Written task.
With the pictures left out, copy the listing below exactly.

Supplied material.
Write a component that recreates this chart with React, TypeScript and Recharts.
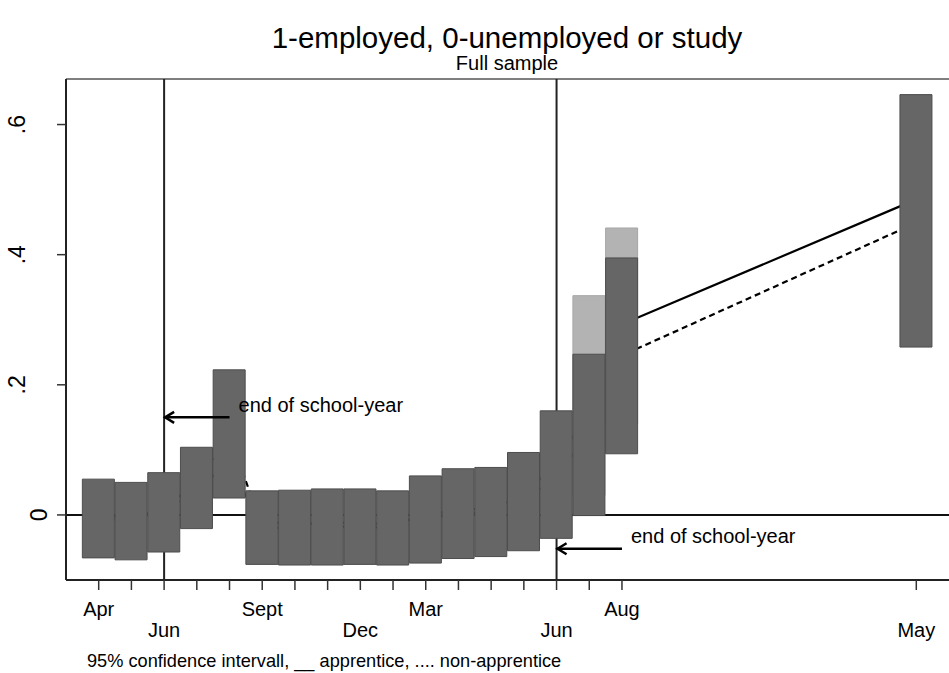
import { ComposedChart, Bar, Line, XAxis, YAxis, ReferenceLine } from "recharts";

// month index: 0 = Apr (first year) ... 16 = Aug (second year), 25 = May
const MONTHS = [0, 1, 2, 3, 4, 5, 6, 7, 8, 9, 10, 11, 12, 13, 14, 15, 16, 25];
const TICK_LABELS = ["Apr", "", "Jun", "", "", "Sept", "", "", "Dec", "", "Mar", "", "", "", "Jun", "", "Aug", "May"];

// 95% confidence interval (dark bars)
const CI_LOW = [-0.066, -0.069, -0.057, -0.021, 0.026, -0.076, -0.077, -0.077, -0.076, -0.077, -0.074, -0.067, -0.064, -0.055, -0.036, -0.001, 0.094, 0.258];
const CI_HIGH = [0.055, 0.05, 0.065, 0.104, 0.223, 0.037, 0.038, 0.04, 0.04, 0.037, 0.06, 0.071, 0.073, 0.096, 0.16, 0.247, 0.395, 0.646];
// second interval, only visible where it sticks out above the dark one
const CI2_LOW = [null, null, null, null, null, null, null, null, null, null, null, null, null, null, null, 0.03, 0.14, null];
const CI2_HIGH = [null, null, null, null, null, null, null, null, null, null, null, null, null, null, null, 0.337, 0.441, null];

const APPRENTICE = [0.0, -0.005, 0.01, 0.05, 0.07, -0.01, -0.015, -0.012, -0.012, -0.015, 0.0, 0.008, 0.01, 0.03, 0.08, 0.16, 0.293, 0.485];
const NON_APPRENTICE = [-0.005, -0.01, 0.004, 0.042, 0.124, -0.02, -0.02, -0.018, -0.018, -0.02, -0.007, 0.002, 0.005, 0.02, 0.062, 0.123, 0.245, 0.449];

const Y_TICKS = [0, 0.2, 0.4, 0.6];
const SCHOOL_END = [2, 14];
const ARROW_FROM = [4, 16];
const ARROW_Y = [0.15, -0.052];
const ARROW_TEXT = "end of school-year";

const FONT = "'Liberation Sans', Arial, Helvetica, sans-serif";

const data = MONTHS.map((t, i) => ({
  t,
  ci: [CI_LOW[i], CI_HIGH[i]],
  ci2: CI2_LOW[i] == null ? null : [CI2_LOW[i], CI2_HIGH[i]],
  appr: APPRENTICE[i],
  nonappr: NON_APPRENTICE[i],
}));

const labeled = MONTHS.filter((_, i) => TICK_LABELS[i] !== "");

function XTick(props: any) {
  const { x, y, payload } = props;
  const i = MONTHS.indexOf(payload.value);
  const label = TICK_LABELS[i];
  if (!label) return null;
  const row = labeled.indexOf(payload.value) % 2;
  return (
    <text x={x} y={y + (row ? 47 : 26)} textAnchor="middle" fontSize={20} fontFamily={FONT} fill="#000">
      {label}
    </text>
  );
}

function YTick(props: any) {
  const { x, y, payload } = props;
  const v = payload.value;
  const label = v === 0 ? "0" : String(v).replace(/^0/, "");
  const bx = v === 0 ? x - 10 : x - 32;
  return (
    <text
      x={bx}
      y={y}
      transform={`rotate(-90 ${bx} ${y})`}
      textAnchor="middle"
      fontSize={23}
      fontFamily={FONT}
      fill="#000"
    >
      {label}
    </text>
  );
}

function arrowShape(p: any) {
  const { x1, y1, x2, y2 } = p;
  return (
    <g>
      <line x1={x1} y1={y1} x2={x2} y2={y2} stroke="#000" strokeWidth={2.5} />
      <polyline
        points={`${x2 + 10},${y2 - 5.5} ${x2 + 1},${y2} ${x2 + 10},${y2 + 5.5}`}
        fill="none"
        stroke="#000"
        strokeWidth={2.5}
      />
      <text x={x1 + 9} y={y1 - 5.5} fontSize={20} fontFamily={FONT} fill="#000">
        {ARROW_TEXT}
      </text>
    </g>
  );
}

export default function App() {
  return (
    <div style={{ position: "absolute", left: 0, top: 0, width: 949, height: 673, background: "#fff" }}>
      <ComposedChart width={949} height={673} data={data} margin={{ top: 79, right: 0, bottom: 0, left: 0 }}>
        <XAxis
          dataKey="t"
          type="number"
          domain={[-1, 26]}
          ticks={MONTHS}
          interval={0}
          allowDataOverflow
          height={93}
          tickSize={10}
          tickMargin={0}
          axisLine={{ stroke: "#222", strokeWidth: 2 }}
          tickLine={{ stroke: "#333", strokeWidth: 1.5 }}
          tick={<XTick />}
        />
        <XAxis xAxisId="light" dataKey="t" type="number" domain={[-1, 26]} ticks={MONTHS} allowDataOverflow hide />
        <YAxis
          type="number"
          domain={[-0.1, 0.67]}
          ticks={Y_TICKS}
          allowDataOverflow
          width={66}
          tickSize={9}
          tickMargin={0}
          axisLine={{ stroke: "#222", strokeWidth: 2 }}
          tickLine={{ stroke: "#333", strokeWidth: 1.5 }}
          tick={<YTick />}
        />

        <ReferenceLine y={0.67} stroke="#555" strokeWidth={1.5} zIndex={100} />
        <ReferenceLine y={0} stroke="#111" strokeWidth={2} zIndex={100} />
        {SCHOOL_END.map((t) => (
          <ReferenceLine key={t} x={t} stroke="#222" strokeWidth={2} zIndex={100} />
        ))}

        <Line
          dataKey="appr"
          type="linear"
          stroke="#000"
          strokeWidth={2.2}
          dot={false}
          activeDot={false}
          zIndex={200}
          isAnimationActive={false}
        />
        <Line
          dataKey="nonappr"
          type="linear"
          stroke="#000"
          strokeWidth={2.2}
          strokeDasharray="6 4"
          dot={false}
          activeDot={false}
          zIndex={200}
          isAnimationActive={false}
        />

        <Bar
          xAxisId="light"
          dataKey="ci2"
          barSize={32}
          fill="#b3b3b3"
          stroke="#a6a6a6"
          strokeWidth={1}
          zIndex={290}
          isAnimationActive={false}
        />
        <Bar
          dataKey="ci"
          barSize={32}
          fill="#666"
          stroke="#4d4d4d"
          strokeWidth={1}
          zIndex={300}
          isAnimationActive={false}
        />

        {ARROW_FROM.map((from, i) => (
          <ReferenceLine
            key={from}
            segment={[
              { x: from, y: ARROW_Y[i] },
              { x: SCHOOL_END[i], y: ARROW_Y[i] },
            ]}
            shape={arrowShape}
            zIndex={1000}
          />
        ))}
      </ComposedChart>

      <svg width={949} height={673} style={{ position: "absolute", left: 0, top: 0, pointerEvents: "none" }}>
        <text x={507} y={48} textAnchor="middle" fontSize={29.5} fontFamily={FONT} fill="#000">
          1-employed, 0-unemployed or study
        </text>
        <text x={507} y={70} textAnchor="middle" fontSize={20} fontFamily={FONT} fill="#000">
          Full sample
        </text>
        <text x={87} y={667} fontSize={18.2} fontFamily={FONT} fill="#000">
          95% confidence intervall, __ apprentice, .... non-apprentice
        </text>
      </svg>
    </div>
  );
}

Output.
Write a component that recreates this chart with React, TypeScript and Recharts.
import { ComposedChart, Bar, Line, XAxis, YAxis, ReferenceLine } from "recharts";

// month index: 0 = Apr (first year) ... 16 = Aug (second year), 25 = May
const MONTHS = [0, 1, 2, 3, 4, 5, 6, 7, 8, 9, 10, 11, 12, 13, 14, 15, 16, 25];
const TICK_LABELS = ["Apr", "", "Jun", "", "", "Sept", "", "", "Dec", "", "Mar", "", "", "", "Jun", "", "Aug", "May"];

// 95% confidence interval (dark bars)
const CI_LOW = [-0.066, -0.069, -0.057, -0.021, 0.026, -0.076, -0.077, -0.077, -0.076, -0.077, -0.074, -0.067, -0.064, -0.055, -0.036, -0.001, 0.094, 0.258];
const CI_HIGH = [0.055, 0.05, 0.065, 0.104, 0.223, 0.037, 0.038, 0.04, 0.04, 0.037, 0.06, 0.071, 0.073, 0.096, 0.16, 0.247, 0.395, 0.646];
// second interval, only visible where it sticks out above the dark one
const CI2_LOW = [null, null, null, null, null, null, null, null, null, null, null, null, null, null, null, 0.03, 0.14, null];
const CI2_HIGH = [null, null, null, null, null, null, null, null, null, null, null, null, null, null, null, 0.337, 0.441, null];

const APPRENTICE = [0.0, -0.005, 0.01, 0.05, 0.07, -0.01, -0.015, -0.012, -0.012, -0.015, 0.0, 0.008, 0.01, 0.03, 0.08, 0.16, 0.293, 0.485];
const NON_APPRENTICE = [-0.005, -0.01, 0.004, 0.042, 0.124, -0.02, -0.02, -0.018, -0.018, -0.02, -0.007, 0.002, 0.005, 0.02, 0.062, 0.123, 0.245, 0.449];

const Y_TICKS = [0, 0.2, 0.4, 0.6];
const SCHOOL_END = [2, 14];
const ARROW_FROM = [4, 16];
const ARROW_Y = [0.15, -0.052];
const ARROW_TEXT = "end of school-year";

const FONT = "'Liberation Sans', Arial, Helvetica, sans-serif";

const data = MONTHS.map((t, i) => ({
  t,
  ci: [CI_LOW[i], CI_HIGH[i]],
  ci2: CI2_LOW[i] == null ? null : [CI2_LOW[i], CI2_HIGH[i]],
  appr: APPRENTICE[i],
  nonappr: NON_APPRENTICE[i],
}));

const labeled = MONTHS.filter((_, i) => TICK_LABELS[i] !== "");

function XTick(props: any) {
  const { x, y, payload } = props;
  const i = MONTHS.indexOf(payload.value);
  const label = TICK_LABELS[i];
  if (!label) return null;
  const row = labeled.indexOf(payload.value) % 2;
  return (
    <text x={x} y={y + (row ? 47 : 26)} textAnchor="middle" fontSize={20} fontFamily={FONT} fill="#000">
      {label}
    </text>
  );
}

function YTick(props: any) {
  const { x, y, payload } = props;
  const v = payload.value;
  const label = v === 0 ? "0" : String(v).replace(/^0/, "");
  const bx = v === 0 ? x - 10 : x - 32;
  return (
    <text
      x={bx}
      y={y}
      transform={`rotate(-90 ${bx} ${y})`}
      textAnchor="middle"
      fontSize={23}
      fontFamily={FONT}
      fill="#000"
    >
      {label}
    </text>
  );
}

function arrowShape(p: any) {
  const { x1, y1, x2, y2 } = p;
  return (
    <g>
      <line x1={x1} y1={y1} x2={x2} y2={y2} stroke="#000" strokeWidth={2.5} />
      <polyline
        points={`${x2 + 10},${y2 - 5.5} ${x2 + 1},${y2} ${x2 + 10},${y2 + 5.5}`}
        fill="none"
        stroke="#000"
        strokeWidth={2.5}
      />
      <text x={x1 + 9} y={y1 - 5.5} fontSize={20} fontFamily={FONT} fill="#000">
        {ARROW_TEXT}
      </text>
    </g>
  );
}

export default function App() {
  return (
    <div style={{ position: "absolute", left: 0, top: 0, width: 949, height: 673, background: "#fff" }}>
      <ComposedChart width={949} height={673} data={data} margin={{ top: 79, right: 0, bottom: 0, left: 0 }}>
        <XAxis
          dataKey="t"
          type="number"
          domain={[-1, 26]}
          ticks={MONTHS}
          interval={0}
          allowDataOverflow
          height={93}
          tickSize={10}
          tickMargin={0}
          axisLine={{ stroke: "#222", strokeWidth: 2 }}
          tickLine={{ stroke: "#333", strokeWidth: 1.5 }}
          tick={<XTick />}
        />
        <XAxis xAxisId="light" dataKey="t" type="number" domain={[-1, 26]} ticks={MONTHS} allowDataOverflow hide />
        <YAxis
          type="number"
          domain={[-0.1, 0.67]}
          ticks={Y_TICKS}
          allowDataOverflow
          width={66}
          tickSize={9}
          tickMargin={0}
          axisLine={{ stroke: "#222", strokeWidth: 2 }}
          tickLine={{ stroke: "#333", strokeWidth: 1.5 }}
          tick={<YTick />}
        />

        <ReferenceLine y={0.67} stroke="#555" strokeWidth={1.5} zIndex={100} />
        <ReferenceLine y={0} stroke="#111" strokeWidth={2} zIndex={100} />
        {SCHOOL_END.map((t) => (
          <ReferenceLine key={t} x={t} stroke="#222" strokeWidth={2} zIndex={100} />
        ))}

        <Line
          dataKey="appr"
          type="linear"
          stroke="#000"
          strokeWidth={2.2}
          dot={false}
          activeDot={false}
          zIndex={200}
          isAnimationActive={false}
        />
        <Line
          dataKey="nonappr"
          type="linear"
          stroke="#000"
          strokeWidth={2.2}
          strokeDasharray="6 4"
          dot={false}
          activeDot={false}
          zIndex={200}
          isAnimationActive={false}
        />

        <Bar
          xAxisId="light"
          dataKey="ci2"
          barSize={32}
          fill="#b3b3b3"
          stroke="#a6a6a6"
          strokeWidth={1}
          zIndex={290}
          isAnimationActive={false}
        />
        <Bar
          dataKey="ci"
          barSize={32}
          fill="#666"
          stroke="#4d4d4d"
          strokeWidth={1}
          zIndex={300}
          isAnimationActive={false}
        />

        {ARROW_FROM.map((from, i) => (
          <ReferenceLine
            key={from}
            segment={[
              { x: from, y: ARROW_Y[i] },
              { x: SCHOOL_END[i], y: ARROW_Y[i] },
            ]}
            shape={arrowShape}
            zIndex={1000}
          />
        ))}
      </ComposedChart>

      <svg width={949} height={673} style={{ position: "absolute", left: 0, top: 0, pointerEvents: "none" }}>
        <text x={507} y={48} textAnchor="middle" fontSize={29.5} fontFamily={FONT} fill="#000">
          1-employed, 0-unemployed or study
        </text>
        <text x={507} y={70} textAnchor="middle" fontSize={20} fontFamily={FONT} fill="#000">
          Full sample
        </text>
        <text x={87} y={667} fontSize={18.2} fontFamily={FONT} fill="#000">
          95% confidence intervall, __ apprentice, .... non-apprentice
        </text>
      </svg>
    </div>
  );
}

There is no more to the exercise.